The challenge facing regulators is fundamental: most adverse event reports for herbal medicines come from consumers, not health professionals. Of the eleven cases Australia has documented, only five were reported by doctors or other medical practitioners. This gap matters because health professionals can provide detailed clinical information, connect symptoms to timing, and help distinguish between the herb itself and other contributing factors. The TGA is now urging doctors, nurses, and pharmacists to report any suspected adverse events involving herbal medicines, framing such reports as essential to detecting emerging safety signals before they spread further.
For now, Withania somnifera remains on the market in Australia. The TGA says it will continue assessing evidence and determining whether regulatory action—such as label warnings, dose restrictions, or removal from the permitted list—becomes necessary. The herb's popularity means millions of Australians may be using it. The question is whether the very rare risk of serious liver injury warrants tighter controls, and whether regulators will have the reporting data they need to answer that question with confidence.
Citas Notables
Most patients recovered after discontinuing the product, though some required medical treatment and 4 cases required hospitalisation— TGA 2024 safety alert
The available evidence indicates that while the risk appears to be very rare, there is a potential for liver injury associated with the use of this herbal ingredient— TGA regulatory assessment
La Conversación del Hearth Otra perspectiva de la historia
Why did it take until 2024 for a safety alert, if the first case came in 2021?
The TGA needed to see a pattern. One case could be coincidence. By 2024, they had multiple reports from Australia plus evidence from international regulators and published research showing the same injury appearing across different countries. That's when it became a signal worth warning about.
The Indian government says the herb is safe. Are they wrong?
They're not necessarily wrong about the herb itself. They're saying the liver injuries might be due to other causes or rare individual sensitivities. But the fact remains: people took this herb and developed liver damage. Whether it's the herb's fault or an interaction or an idiosyncratic reaction, the outcome was the same for those patients.
Why does it matter whether it's the root or the leaf?
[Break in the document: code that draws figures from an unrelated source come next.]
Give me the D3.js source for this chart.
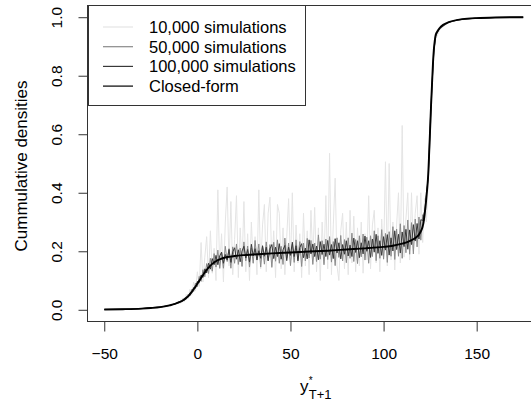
<!DOCTYPE html>
<html>
<head>
<meta charset="utf-8">
<script src="https://cdn.jsdelivr.net/npm/d3@7"></script>
<style>
  html, body { margin: 0; padding: 0; background: #fff; }
  svg { display: block; font-family: "Liberation Sans", Arial, sans-serif; }
</style>
</head>
<body>
<svg id="chart" width="531" height="403"></svg>
<script>
// ---------------- data ----------------
const xTicks = [-50, 0, 50, 100, 150];
const yTicks = [0, 0.2, 0.4, 0.6, 0.8, 1.0];
const legendLabels = ["10,000 simulations", "50,000 simulations", "100,000 simulations", "Closed-form"];

// closed-form cumulative density (x, value)
const closedX = [-50,-40,-30,-25,-20,-15,-12,-10,-8,-6,-4,-2,0,2,4,6,8,10,12,14,17,20,25,30,40,50,60,70,80,90,100,105,110,113,115,117,118,119,120,121,121.5,122,122.5,123,123.5,124,124.5,125,125.5,126,126.5,127,127.5,128,129,130,132,135,140,145,150,160,175];
const closedY = [0.001,0.002,0.004,0.006,0.009,0.015,0.020,0.025,0.031,0.040,0.053,0.070,0.089,0.109,0.128,0.144,0.157,0.166,0.172,0.177,0.181,0.184,0.187,0.189,0.193,0.196,0.199,0.202,0.206,0.210,0.215,0.219,0.226,0.232,0.238,0.245,0.250,0.257,0.268,0.285,0.300,0.325,0.350,0.385,0.420,0.465,0.540,0.620,0.700,0.770,0.840,0.890,0.920,0.940,0.953,0.962,0.974,0.983,0.991,0.995,0.997,0.999,1.000];

// evaluation points of the simulated curves
const simX = [-50,-40,-30,-20,-15,-12].concat(d3.range(-10, 125)).concat([125,126,127,128,130,135,140,150,160,175]);

const sim10k = [0.001,0.002,0.005,0.008,0.017,0.019,
  0.030,0.022,0.040,0.028,0.052,0.038,0.070,0.050,0.095,0.065,
  0.130,0.080,0.230,0.095,0.180,0.250,0.110,0.270,0.125,0.210,
  0.100,0.410,0.140,0.260,0.095,0.300,0.420,0.150,0.370,0.120,
  0.240,0.390,0.110,0.280,0.150,0.370,0.130,0.260,0.100,0.300,
  0.160,0.250,0.120,0.410,0.140,0.290,0.360,0.130,0.330,0.385,
  0.150,0.270,0.110,0.360,0.330,0.140,0.280,0.120,0.250,0.380,
  0.150,0.400,0.130,0.290,0.160,0.260,0.110,0.330,0.150,0.270,
  0.120,0.340,0.170,0.350,0.130,0.280,0.100,0.300,0.160,0.390,
  0.140,0.535,0.120,0.290,0.450,0.150,0.100,0.270,0.330,0.140,
  0.300,0.120,0.340,0.160,0.320,0.130,0.280,0.150,0.300,0.125,
  0.260,0.170,0.390,0.140,0.290,0.340,0.160,0.280,0.130,0.310,
  0.180,0.506,0.150,0.500,0.170,0.300,0.136,0.290,0.400,0.160,
  0.630,0.180,0.310,0.400,0.170,0.400,0.200,0.330,0.390,0.190,
  0.400,0.230,0.380,0.300,0.440,
  0.580,0.740,0.900,0.925,0.955,0.985,0.990,0.996,0.999,1.000];

const sim50k = [0.001,0.002,0.004,0.010,0.014,0.021,
  0.023,0.032,0.028,0.040,0.036,0.053,0.047,0.070,0.062,0.091,
  0.079,0.114,0.097,0.137,0.113,0.158,0.124,0.176,0.132,0.192,
  0.146,0.204,0.142,0.195,0.142,0.217,0.165,0.209,0.142,0.215,
  0.159,0.225,0.155,0.211,0.148,0.232,0.167,0.218,0.146,0.211,
  0.159,0.237,0.172,0.225,0.146,0.216,0.156,0.232,0.170,0.223,
  0.145,0.231,0.166,0.239,0.159,0.217,0.155,0.245,0.176,0.228,
  0.151,0.224,0.162,0.239,0.172,0.233,0.148,0.228,0.167,0.244,
  0.177,0.237,0.155,0.228,0.165,0.256,0.173,0.236,0.154,0.242,
  0.172,0.250,0.163,0.233,0.151,0.246,0.179,0.254,0.167,0.240,
  0.161,0.246,0.176,0.262,0.165,0.240,0.158,0.253,0.181,0.259,
  0.170,0.248,0.159,0.253,0.182,0.270,0.168,0.253,0.176,0.274,
  0.173,0.261,0.162,0.267,0.183,0.284,0.172,0.276,0.183,0.294,
  0.176,0.288,0.195,0.307,0.190,0.298,0.191,0.310,0.215,0.317,
  0.238,0.325,0.305,0.400,0.445,
  0.600,0.765,0.880,0.940,0.961,0.982,0.991,0.997,0.999,1.000];

const sim100k = [0.001,0.002,0.004,0.009,0.015,0.020,
  0.027,0.027,0.034,0.033,0.044,0.043,0.058,0.057,0.076,0.074,
  0.097,0.093,0.119,0.111,0.140,0.126,0.159,0.139,0.175,0.154,
  0.186,0.154,0.184,0.197,0.159,0.189,0.170,0.206,0.162,0.198,
  0.212,0.173,0.205,0.164,0.201,0.217,0.177,0.206,0.163,0.224,
  0.184,0.209,0.170,0.202,0.176,0.219,0.183,0.214,0.167,0.208,
  0.223,0.175,0.214,0.182,0.226,0.173,0.205,0.220,0.168,0.214,
  0.186,0.231,0.182,0.219,0.167,0.213,0.226,0.178,0.211,0.174,
  0.239,0.191,0.225,0.182,0.218,0.171,0.233,0.189,0.224,0.182,
  0.237,0.187,0.223,0.175,0.243,0.194,0.229,0.174,0.223,0.190,
  0.236,0.184,0.221,0.182,0.245,0.196,0.236,0.178,0.229,0.191,
  0.252,0.200,0.236,0.179,0.242,0.197,0.258,0.193,0.236,0.186,
  0.250,0.204,0.257,0.187,0.246,0.201,0.270,0.206,0.258,0.194,
  0.266,0.216,0.275,0.207,0.273,0.223,0.291,0.235,0.295,0.242,
  0.308,0.305,0.335,0.390,0.460,
  0.630,0.770,0.885,0.935,0.962,0.983,0.991,0.997,0.999,1.000];

const seriesColors = ["#e4e4e4", "#8a8a8a", "#383838", "#000000"];

// ---------------- drawing ----------------
const svg = d3.select("#chart");
const W = 531, H = 403;
const plot = { left: 87.5, right: 540, top: 5.5, bottom: 321.5 };

const x = d3.scaleLinear().domain([-59, 184]).range([plot.left, plot.right]);
const y = d3.scaleLinear().domain([-0.04, 1.04]).range([plot.bottom, plot.top]);

svg.append("rect").attr("width", W).attr("height", H).attr("fill", "#fff");

svg.append("clipPath").attr("id", "clip")
  .append("rect").attr("x", plot.left).attr("y", plot.top)
  .attr("width", plot.right - plot.left).attr("height", plot.bottom - plot.top);

const g = svg.append("g").attr("clip-path", "url(#clip)");

const line = d3.line().x(d => x(d[0])).y(d => y(d[1]));
const simSeries = [sim10k, sim50k, sim100k];
simSeries.forEach((vals, i) => {
  g.append("path")
    .datum(simX.map((xv, k) => [xv, vals[k]]))
    .attr("fill", "none")
    .attr("stroke", seriesColors[i])
    .attr("stroke-width", 1)
    .attr("d", line);
});

g.append("path")
  .datum(closedX.map((xv, k) => [xv, closedY[k]]))
  .attr("fill", "none")
  .attr("stroke", seriesColors[3])
  .attr("stroke-width", 1.9)
  .attr("d", d3.line().x(d => x(d[0])).y(d => y(d[1])).curve(d3.curveMonotoneX));

// plot box
svg.append("rect")
  .attr("x", plot.left).attr("y", plot.top)
  .attr("width", plot.right - plot.left).attr("height", plot.bottom - plot.top)
  .attr("fill", "none").attr("stroke", "#333").attr("stroke-width", 1);

// x axis
const xAxis = svg.append("g")
  .attr("transform", `translate(0,${plot.bottom})`)
  .call(d3.axisBottom(x).tickValues(xTicks).tickSize(10).tickFormat(d3.format("d")));
xAxis.select(".domain").remove();
xAxis.selectAll(".tick line").attr("stroke", "#333");
xAxis.selectAll(".tick text")
  .attr("y", 37.5).attr("dy", 0)
  .attr("font-size", "15.5px").attr("font-family", "Liberation Sans, Arial, sans-serif")
  .attr("fill", "#000");

// y axis
const yAxis = svg.append("g")
  .attr("transform", `translate(${plot.left},0)`)
  .call(d3.axisLeft(y).tickValues(yTicks).tickSize(9).tickFormat(d3.format(".1f")));
yAxis.select(".domain").remove();
yAxis.selectAll(".tick line").attr("stroke", "#333");
yAxis.selectAll(".tick text")
  .attr("x", 0).attr("dy", 0)
  .attr("transform", "translate(-26,0) rotate(-90)")
  .attr("text-anchor", "middle")
  .attr("font-size", "15.5px").attr("font-family", "Liberation Sans, Arial, sans-serif")
  .attr("fill", "#000");

// axis titles
svg.append("text")
  .attr("transform", "translate(27,166) rotate(-90)")
  .attr("text-anchor", "middle")
  .attr("font-size", "17px")
  .text("Cummulative densities");

const xt = svg.append("g").attr("font-size", "17px");
xt.append("text").attr("x", 300).attr("y", 392).text("y");
xt.append("text").attr("x", 308.8).attr("y", 384).attr("font-size", "10px").text("*");
xt.append("text").attr("x", 308.8).attr("y", 399).attr("font-size", "13px").text("T+1");

// legend
const lg = svg.append("g");
lg.append("rect")
  .attr("x", 88.5).attr("y", 5.5).attr("width", 217).attr("height", 100)
  .attr("fill", "#fff").attr("stroke", "#333").attr("stroke-width", 1);
legendLabels.forEach((lab, i) => {
  const cy = 27 + i * 19.7;
  lg.append("line")
    .attr("x1", 103).attr("x2", 133).attr("y1", cy).attr("y2", cy)
    .attr("stroke", seriesColors[i]).attr("stroke-width", 1.2);
  lg.append("text")
    .attr("x", 149).attr("y", cy + 5.8)
    .attr("font-size", "16.5px")
    .text(lab);
});
</script>
</body>
</html>
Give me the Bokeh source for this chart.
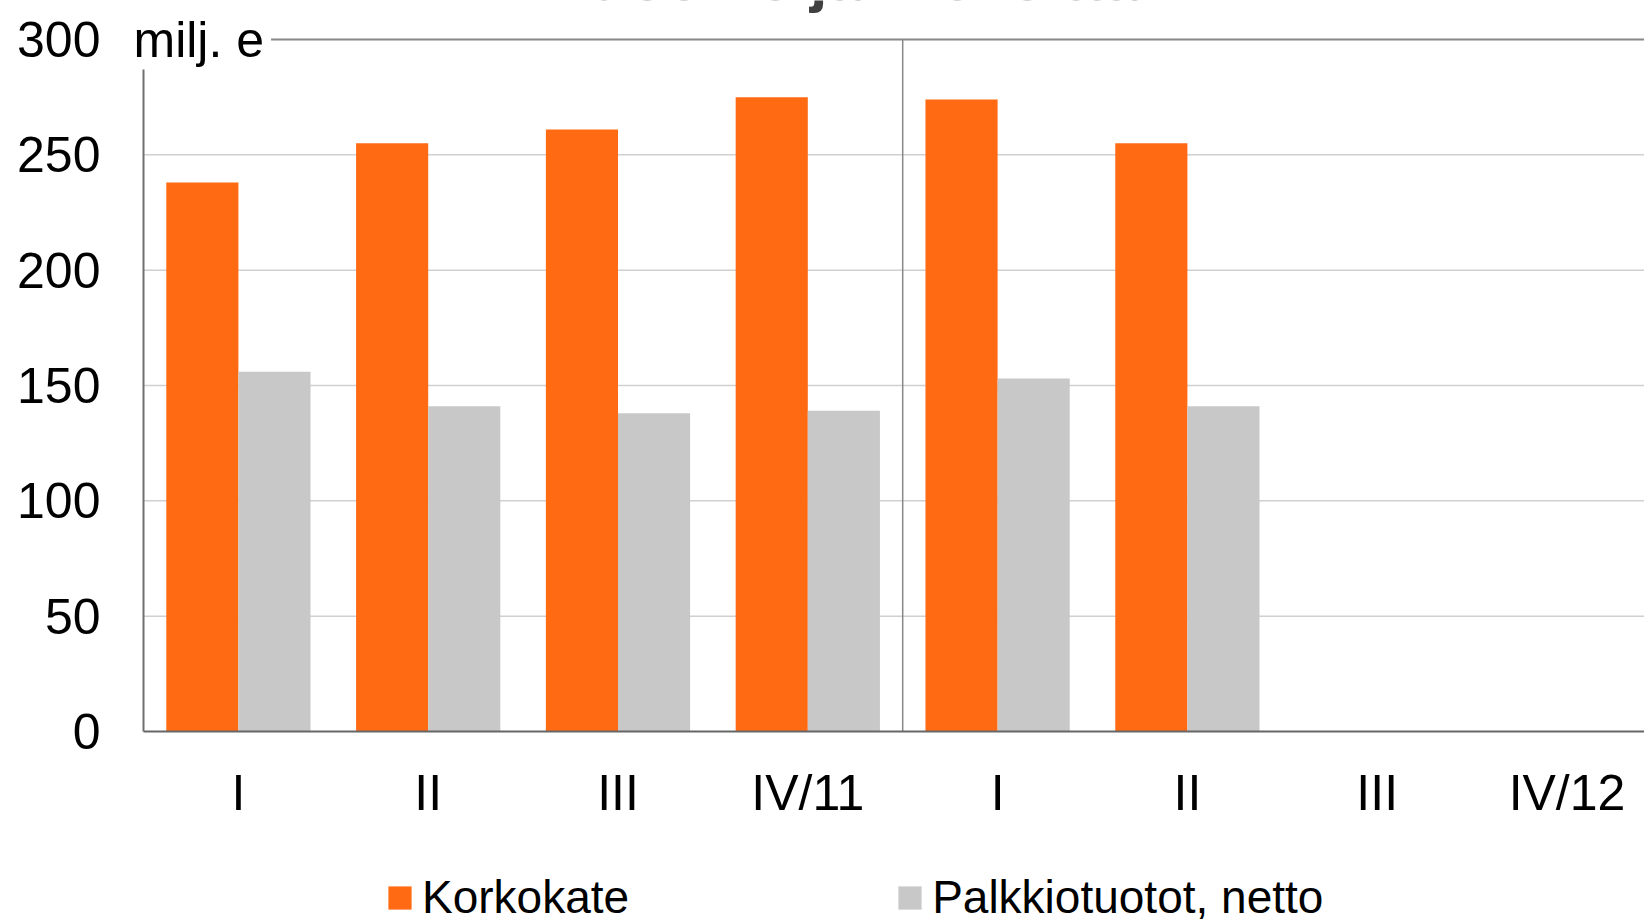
from bokeh.plotting import figure
from bokeh.models import (Range1d, Label, Legend, LegendItem, FixedTicker,
                          ColumnDataSource)
from bokeh.embed import file_html
from bokeh.resources import INLINE

# ---- data ----
quarters = ["I", "II", "III", "IV/11", "I", "II", "III", "IV/12"]
korkokate = [238, 255, 261, 275, 274, 255, None, None]
palkkiotuotot = [156, 141, 138, 139, 153, 141, None, None]
y_ticks = [0, 50, 100, 150, 200, 250, 300]
series_names = ["Korkokate", "Palkkiotuotot, netto"]
series_colors = ["#FF6A13", "#C8C8C8"]
title_text = "Vuosineljänneksittäin"
unit_text = "milj. e"
year_break = 4  # separator between 2011 and 2012 groups

FONT = "Liberation Sans"
W, H = 1644, 924

positions = [i + 0.5 for i in range(len(quarters))]
n_groups = len(quarters)
y_max = y_ticks[-1]

# frame covers whole canvas; data area: x 143..(143+8*189.8), y 39..731 px
px_x = 189.8
px_y = 692 / y_max
x_range = Range1d(-143 / px_x, (W - 143) / px_x)
y_range = Range1d(-(H - 731) / px_y, y_max + 39 / px_y)

def src(vals, offset):
    xs = [p + offset for p, v in zip(positions, vals) if v is not None]
    ys = [v for v in vals if v is not None]
    return ColumnDataSource(dict(x=xs, top=ys))

p = figure(width=W, height=H, x_range=x_range, y_range=y_range,
           output_backend="svg", toolbar_location=None, tools="")
p.min_border = 0
p.min_border_left = 0
p.min_border_right = 0
p.min_border_top = 0
p.min_border_bottom = 0
p.outline_line_color = None
p.background_fill_color = "white"
p.border_fill_color = "white"
p.xgrid.visible = False
p.ygrid.visible = False

# gridlines (from tick values)
grid_vals = y_ticks[1:-1]
p.segment(x0=[0] * len(grid_vals), x1=[n_groups] * len(grid_vals), y0=grid_vals, y1=grid_vals,
          line_color="#D0D0D0", line_width=1.5)
# top line at max tick
p.segment(x0=[0], x1=[n_groups], y0=[y_max], y1=[y_max], line_color="#888888", line_width=2)
# year separator
p.segment(x0=[year_break], x1=[year_break], y0=[0], y1=[y_max], line_color="#888888", line_width=1.5)

bw = 0.38
r1 = p.vbar(x="x", top="top", bottom=0, width=bw, source=src(korkokate, -bw / 2),
            fill_color=series_colors[0], line_color=None)
r2 = p.vbar(x="x", top="top", bottom=0, width=bw, source=src(palkkiotuotot, bw / 2),
            fill_color=series_colors[1], line_color=None)

# y axis
ya = p.yaxis[0]
ya.fixed_location = 0
ya.bounds = (0, y_max)
ya.ticker = FixedTicker(ticks=y_ticks)
ya.axis_line_color = "#707070"
ya.axis_line_width = 2
ya.major_tick_line_color = None
ya.minor_tick_line_color = None
ya.major_tick_out = 0
ya.major_tick_in = 0
ya.major_label_standoff = 43
ya.major_label_text_font = FONT
ya.major_label_text_font_size = "50px"
ya.major_label_text_color = "#000000"

# x axis
xa = p.xaxis[0]
xa.fixed_location = 0
xa.bounds = (0, n_groups)
xa.ticker = FixedTicker(ticks=positions)
xa.major_label_overrides = {pos: lab for pos, lab in zip(positions, quarters)}
xa.axis_line_color = "#666666"
xa.axis_line_width = 2
xa.major_tick_line_color = None
xa.minor_tick_line_color = None
xa.major_tick_out = 0
xa.major_tick_in = 0
xa.major_label_standoff = 33
xa.major_label_text_font = FONT
xa.major_label_text_font_size = "50px"
xa.major_label_text_color = "#000000"

# unit label (white background hides the axis/top line behind it)
p.add_layout(Label(x=133, y=H - 40, x_units="screen", y_units="screen", text=unit_text,
                   text_font=FONT, text_font_size="50px", text_color="#000000",
                   text_align="left", text_baseline="middle",
                   background_fill_color="white", padding=(0, 7, 0, 2)))

# title (cut off at the top edge, as in the reference)
p.add_layout(Label(x=872, y=H + 23, x_units="screen", y_units="screen", text=title_text,
                   text_font=FONT, text_font_size="63px", text_font_style="bold",
                   text_color="#404040", text_align="center", text_baseline="middle"))

legend = Legend(items=[LegendItem(label=series_names[0], renderers=[r1]),
                       LegendItem(label=series_names[1], renderers=[r2])],
                orientation="horizontal", location=(385, 0),
                padding=0, margin=0, spacing=266, label_standoff=8,
                glyph_width=29, glyph_height=29,
                label_text_font=FONT, label_text_font_size="46px",
                label_text_color="#000000",
                border_line_color=None, background_fill_alpha=0)
p.add_layout(legend)

open("out.html", "w").write(file_html(p, INLINE))
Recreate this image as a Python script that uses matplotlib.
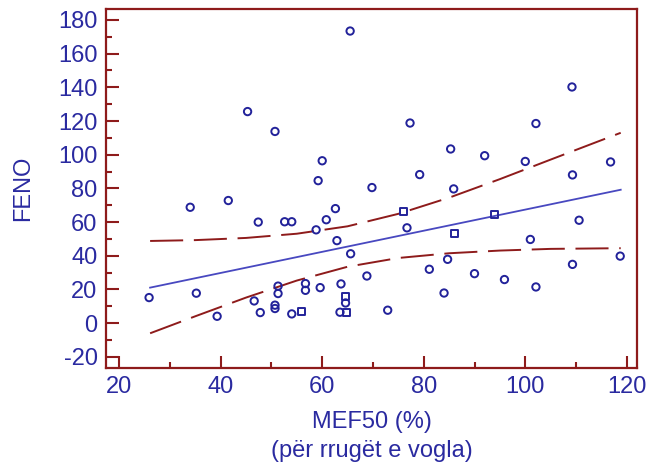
import numpy as np
import matplotlib.pyplot as plt
from matplotlib.ticker import MultipleLocator

# ===========================
# Data
# ===========================

mef50 = [25.9, 34.0, 35.2, 39.3, 41.5, 45.3, 46.6, 47.4, 47.8, 50.7,
         50.7, 50.7, 51.3, 51.3, 52.6, 54.0, 54.0, 56.0, 56.7, 56.7,
         58.8, 59.2, 59.6, 60.0, 60.8, 62.6, 62.9, 63.7, 64.6, 64.6,
         63.5, 64.7, 65.5, 65.6, 68.8, 69.8, 72.9, 76.1, 76.7, 77.3,
         79.2, 81.1, 84.0, 84.7, 85.3, 85.9, 86.0, 90.0, 92.0, 93.9,
         95.9, 100.0, 101.0, 102.1, 102.1, 109.2, 109.3, 109.3, 110.6, 116.8,
         118.7]
feno = [15.2, 68.8, 17.8, 4.1, 72.8, 125.6, 13.2, 60.0, 6.3, 113.8,
        10.7, 8.7, 22.0, 17.6, 60.2, 60.2, 5.5, 7.2, 23.5, 19.5,
        55.4, 84.6, 21.1, 96.4, 61.4, 68.0, 49.0, 23.3, 16.0, 12.0,
        6.5, 6.5, 173.4, 41.2, 28.0, 80.5, 7.7, 66.3, 56.6, 118.8,
        88.2, 32.0, 17.9, 37.9, 103.4, 79.7, 53.1, 29.4, 99.4, 64.3,
        25.9, 96.0, 49.7, 118.5, 21.5, 140.2, 88.0, 34.9, 61.1, 95.7,
        39.8]
# points drawn as squares in the original
square_idx = [17, 28, 31, 37, 46, 49]

# regression line, as drawn in the reference
fit_x = [26.1, 118.8]
fit_y = [21.1, 79.2]

# 95% confidence band
band_x = [26.1, 35, 45, 55, 65, 75, 85, 95, 105, 118.8]
band_upper = [48.8, 49.3, 50.6, 53.1, 57.5, 64.9, 74.5, 85.5, 97.1, 113.0]
band_lower = [-6.0, 4.1, 15.2, 25.3, 33.5, 38.7, 41.5, 43.1, 44.1, 44.5]

x = np.asarray(mef50)
y = np.asarray(feno)
n = len(x)

# ===========================
# Plot
# ===========================

red = "#8e1b1b"
navy = "#22229a"
label_col = "#2a2aa0"

plt.rcParams["font.family"] = ["Liberation Sans", "DejaVu Sans"]
plt.rcParams["axes.unicode_minus"] = False

fig = plt.figure(figsize=(6.46, 4.72), dpi=100)
ax = fig.add_axes([0.164, 0.220, 0.822, 0.761])

is_sq = np.zeros(n, dtype=bool)
is_sq[square_idx] = True

ax.scatter(x[~is_sq], y[~is_sq], s=28, marker="o", facecolors="none",
           edgecolors=navy, linewidths=1.4, zorder=3)
ax.scatter(x[is_sq], y[is_sq], s=26, marker="s", facecolors="none",
           edgecolors=navy, linewidths=1.4, zorder=3)

ax.plot(fit_x, fit_y, color="#4848c0", lw=1.3, zorder=2)
ax.plot(band_x, band_upper, color=red, lw=1.4, dashes=(17, 5.5), zorder=2)
ax.plot(band_x, band_lower, color=red, lw=1.4, dashes=(17, 5.5), zorder=2)

ax.set_xlim(17.4, 122.0)
ax.set_ylim(-26.7, 186.5)

ax.xaxis.set_major_locator(MultipleLocator(20))
ax.xaxis.set_minor_locator(MultipleLocator(10))
ax.yaxis.set_major_locator(MultipleLocator(20))
ax.yaxis.set_minor_locator(MultipleLocator(10))

for sp in ax.spines.values():
    sp.set_color(red)
    sp.set_linewidth(1.6)

ax.tick_params(which="both", direction="in", color=red, width=1.5,
               labelcolor=label_col, labelsize=17)
ax.tick_params(which="major", length=9)
ax.tick_params(which="minor", length=4.5)
ax.tick_params(axis="y", which="major", pad=6)
ax.tick_params(axis="x", which="major", pad=6)

ax.set_ylabel("FENO", fontsize=17, color=label_col, labelpad=17)
ax.set_xlabel("MEF50 (%)\n(për rrugët e vogla)", fontsize=17,
              color=label_col, labelpad=9, linespacing=1.4)

fig.savefig("out.png", dpi=100)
The chemical composition changes depending on which part of the plant you use. If liver injury is linked to one part but not the other, regulators could allow one while restricting the other. India banned the leaves but allows roots. Australia is trying to figure out if that distinction matters here.
Most cases resolved after people stopped taking it. Doesn't that suggest it's not that dangerous?
It suggests the injury is reversible in most cases, which is good news. But reversibility doesn't mean it's safe. Four Australians still needed hospitalization. Three people in India died. For a very rare risk, those are significant numbers when you're talking about a product millions of people use.
Why aren't more doctors reporting these cases?
Doctors may not connect the dots. A patient comes in with liver problems; the doctor treats it without asking about herbal supplements. Or the patient doesn't mention it. The TGA can only act on what it knows about. Right now, half the reports they're getting come from consumers, not clinicians. That's a blind spot.